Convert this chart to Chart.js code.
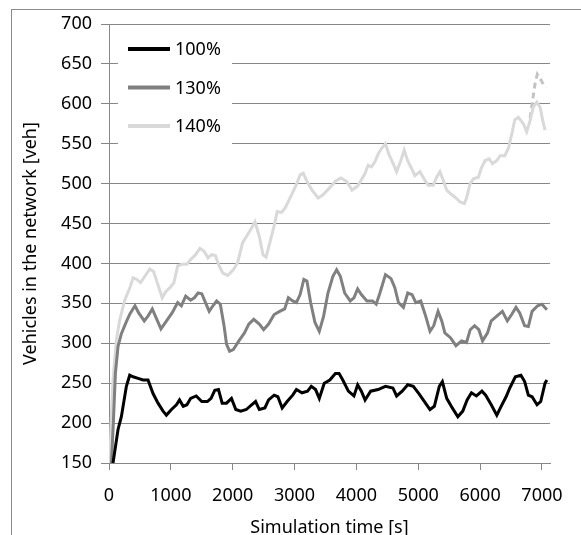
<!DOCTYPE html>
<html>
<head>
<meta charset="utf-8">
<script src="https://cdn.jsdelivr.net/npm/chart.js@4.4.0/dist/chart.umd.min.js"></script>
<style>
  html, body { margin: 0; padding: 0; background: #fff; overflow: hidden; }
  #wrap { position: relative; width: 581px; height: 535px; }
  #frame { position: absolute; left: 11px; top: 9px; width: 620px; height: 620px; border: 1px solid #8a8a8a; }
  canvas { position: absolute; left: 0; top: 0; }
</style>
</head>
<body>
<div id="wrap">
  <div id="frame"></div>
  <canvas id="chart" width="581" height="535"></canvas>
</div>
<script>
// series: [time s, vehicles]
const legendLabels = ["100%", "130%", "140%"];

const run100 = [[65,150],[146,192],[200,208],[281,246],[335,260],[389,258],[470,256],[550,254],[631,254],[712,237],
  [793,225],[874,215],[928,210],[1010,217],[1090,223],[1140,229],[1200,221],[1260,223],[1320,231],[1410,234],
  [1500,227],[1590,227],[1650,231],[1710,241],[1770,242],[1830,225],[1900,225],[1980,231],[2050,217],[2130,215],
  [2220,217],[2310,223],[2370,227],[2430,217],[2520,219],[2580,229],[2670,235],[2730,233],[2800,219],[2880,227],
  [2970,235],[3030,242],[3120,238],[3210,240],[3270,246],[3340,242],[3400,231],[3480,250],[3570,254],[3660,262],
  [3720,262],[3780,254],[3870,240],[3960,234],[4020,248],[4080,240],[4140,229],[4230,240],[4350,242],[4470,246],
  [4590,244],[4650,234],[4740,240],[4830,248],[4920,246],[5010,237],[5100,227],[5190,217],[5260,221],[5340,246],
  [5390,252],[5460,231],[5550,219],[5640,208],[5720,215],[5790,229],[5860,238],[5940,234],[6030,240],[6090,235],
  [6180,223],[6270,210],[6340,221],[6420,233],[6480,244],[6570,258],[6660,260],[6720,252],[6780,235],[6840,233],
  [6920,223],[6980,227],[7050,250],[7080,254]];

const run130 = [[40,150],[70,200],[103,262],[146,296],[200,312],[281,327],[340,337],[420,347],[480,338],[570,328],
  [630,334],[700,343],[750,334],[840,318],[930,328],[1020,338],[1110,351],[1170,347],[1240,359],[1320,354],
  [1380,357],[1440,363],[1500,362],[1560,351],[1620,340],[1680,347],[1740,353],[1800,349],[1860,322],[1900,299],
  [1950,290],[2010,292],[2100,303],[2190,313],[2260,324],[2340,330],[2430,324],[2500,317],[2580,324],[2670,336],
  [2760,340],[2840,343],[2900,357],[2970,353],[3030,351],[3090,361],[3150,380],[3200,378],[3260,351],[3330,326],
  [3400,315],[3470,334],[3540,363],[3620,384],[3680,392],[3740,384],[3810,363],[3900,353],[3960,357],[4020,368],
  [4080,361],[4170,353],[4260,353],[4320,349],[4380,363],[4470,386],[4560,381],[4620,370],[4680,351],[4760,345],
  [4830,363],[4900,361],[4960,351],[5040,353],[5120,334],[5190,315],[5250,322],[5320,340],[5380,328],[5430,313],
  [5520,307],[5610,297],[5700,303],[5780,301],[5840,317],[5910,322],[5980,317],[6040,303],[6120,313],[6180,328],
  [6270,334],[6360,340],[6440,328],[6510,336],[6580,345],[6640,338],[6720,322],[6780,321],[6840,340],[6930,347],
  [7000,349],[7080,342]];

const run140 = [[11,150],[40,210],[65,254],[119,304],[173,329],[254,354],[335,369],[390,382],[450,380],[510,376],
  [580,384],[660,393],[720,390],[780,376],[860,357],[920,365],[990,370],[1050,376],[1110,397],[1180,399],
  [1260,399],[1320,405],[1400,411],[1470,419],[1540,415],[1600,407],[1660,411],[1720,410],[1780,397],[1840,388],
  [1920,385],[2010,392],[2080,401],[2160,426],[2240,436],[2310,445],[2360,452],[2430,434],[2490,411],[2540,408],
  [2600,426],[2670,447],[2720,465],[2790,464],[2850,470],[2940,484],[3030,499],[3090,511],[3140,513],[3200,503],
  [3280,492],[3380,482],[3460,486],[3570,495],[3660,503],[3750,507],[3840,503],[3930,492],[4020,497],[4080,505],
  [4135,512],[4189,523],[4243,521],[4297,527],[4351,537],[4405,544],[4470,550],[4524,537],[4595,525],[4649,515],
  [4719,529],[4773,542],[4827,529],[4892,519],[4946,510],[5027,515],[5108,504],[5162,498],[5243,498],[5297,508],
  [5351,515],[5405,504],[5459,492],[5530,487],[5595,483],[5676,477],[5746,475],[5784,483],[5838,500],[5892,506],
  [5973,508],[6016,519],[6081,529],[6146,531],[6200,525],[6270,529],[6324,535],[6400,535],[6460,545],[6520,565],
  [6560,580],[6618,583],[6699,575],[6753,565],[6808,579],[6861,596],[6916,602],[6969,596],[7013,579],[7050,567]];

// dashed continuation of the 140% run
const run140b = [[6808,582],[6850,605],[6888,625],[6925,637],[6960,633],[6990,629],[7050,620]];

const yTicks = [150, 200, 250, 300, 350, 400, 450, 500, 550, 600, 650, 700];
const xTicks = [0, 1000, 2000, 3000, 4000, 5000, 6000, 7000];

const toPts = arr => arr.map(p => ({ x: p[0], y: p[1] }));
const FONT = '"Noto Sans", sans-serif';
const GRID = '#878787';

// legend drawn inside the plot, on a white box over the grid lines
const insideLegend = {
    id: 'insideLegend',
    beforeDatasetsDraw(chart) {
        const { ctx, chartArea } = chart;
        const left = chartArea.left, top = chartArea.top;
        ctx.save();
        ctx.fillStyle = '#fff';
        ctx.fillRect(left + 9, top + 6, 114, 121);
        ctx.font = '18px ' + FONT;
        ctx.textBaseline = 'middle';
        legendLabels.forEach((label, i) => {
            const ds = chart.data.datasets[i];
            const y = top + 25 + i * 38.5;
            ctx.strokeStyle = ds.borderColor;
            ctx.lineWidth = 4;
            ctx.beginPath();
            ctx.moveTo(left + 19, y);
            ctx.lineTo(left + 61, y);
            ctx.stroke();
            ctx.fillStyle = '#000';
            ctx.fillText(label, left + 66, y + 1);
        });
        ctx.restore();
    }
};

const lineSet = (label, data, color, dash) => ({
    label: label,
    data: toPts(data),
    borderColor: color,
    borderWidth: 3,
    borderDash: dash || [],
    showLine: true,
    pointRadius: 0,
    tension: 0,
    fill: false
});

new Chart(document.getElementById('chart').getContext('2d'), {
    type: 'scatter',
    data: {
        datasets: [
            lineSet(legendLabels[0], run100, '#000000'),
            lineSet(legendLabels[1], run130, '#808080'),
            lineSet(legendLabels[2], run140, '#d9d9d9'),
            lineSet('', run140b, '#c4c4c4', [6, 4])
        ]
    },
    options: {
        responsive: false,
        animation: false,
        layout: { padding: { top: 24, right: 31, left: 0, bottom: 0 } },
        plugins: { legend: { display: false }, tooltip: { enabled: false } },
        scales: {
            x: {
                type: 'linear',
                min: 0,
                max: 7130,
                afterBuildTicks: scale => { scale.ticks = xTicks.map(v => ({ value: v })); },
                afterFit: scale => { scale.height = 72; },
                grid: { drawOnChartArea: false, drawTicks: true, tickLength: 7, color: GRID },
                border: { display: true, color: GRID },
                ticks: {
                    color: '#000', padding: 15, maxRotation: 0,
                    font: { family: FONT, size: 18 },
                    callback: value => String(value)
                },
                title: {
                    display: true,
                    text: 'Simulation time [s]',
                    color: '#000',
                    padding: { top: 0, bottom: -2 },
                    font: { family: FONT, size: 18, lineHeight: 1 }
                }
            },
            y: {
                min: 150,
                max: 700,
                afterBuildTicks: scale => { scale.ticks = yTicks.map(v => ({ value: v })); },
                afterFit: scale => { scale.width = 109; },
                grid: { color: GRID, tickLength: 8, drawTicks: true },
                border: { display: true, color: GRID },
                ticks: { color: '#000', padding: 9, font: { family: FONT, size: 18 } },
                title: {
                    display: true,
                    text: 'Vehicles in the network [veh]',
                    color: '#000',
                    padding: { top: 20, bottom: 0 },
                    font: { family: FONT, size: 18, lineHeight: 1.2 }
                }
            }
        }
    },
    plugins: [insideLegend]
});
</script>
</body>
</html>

==

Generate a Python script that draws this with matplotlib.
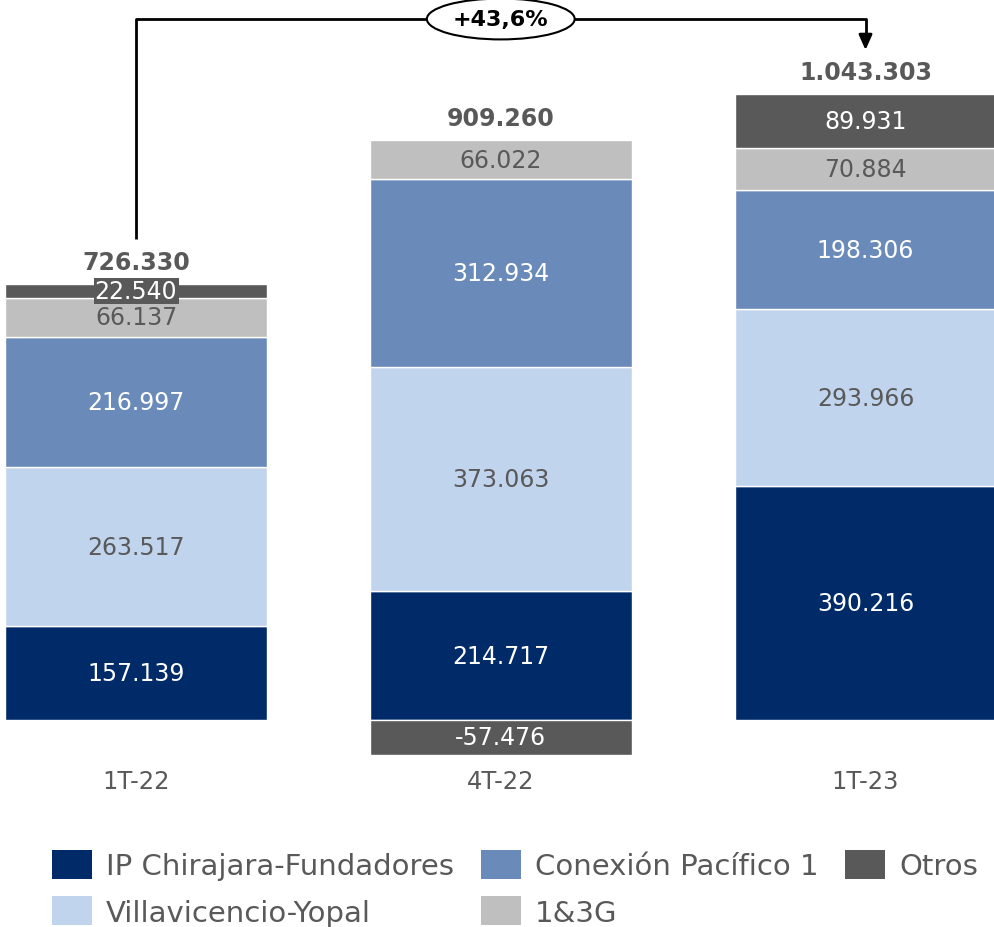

* * *

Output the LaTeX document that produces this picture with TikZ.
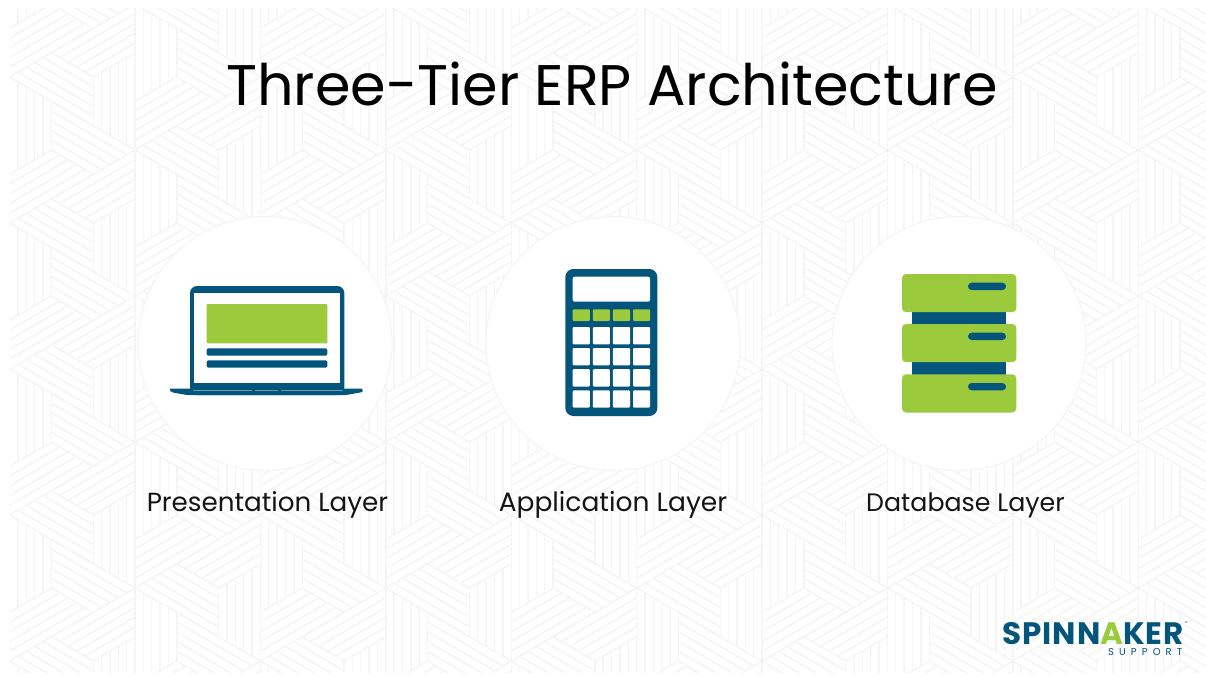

# Given request:
Gather each line of the listing containing the word "script" and show it.

# The reply:
<script src="https://cdn.jsdelivr.net/npm/chart.js@4.4.0/dist/chart.umd.min.js"></script>
<script>
</script>
Generate a Python script that draws this with matplotlib.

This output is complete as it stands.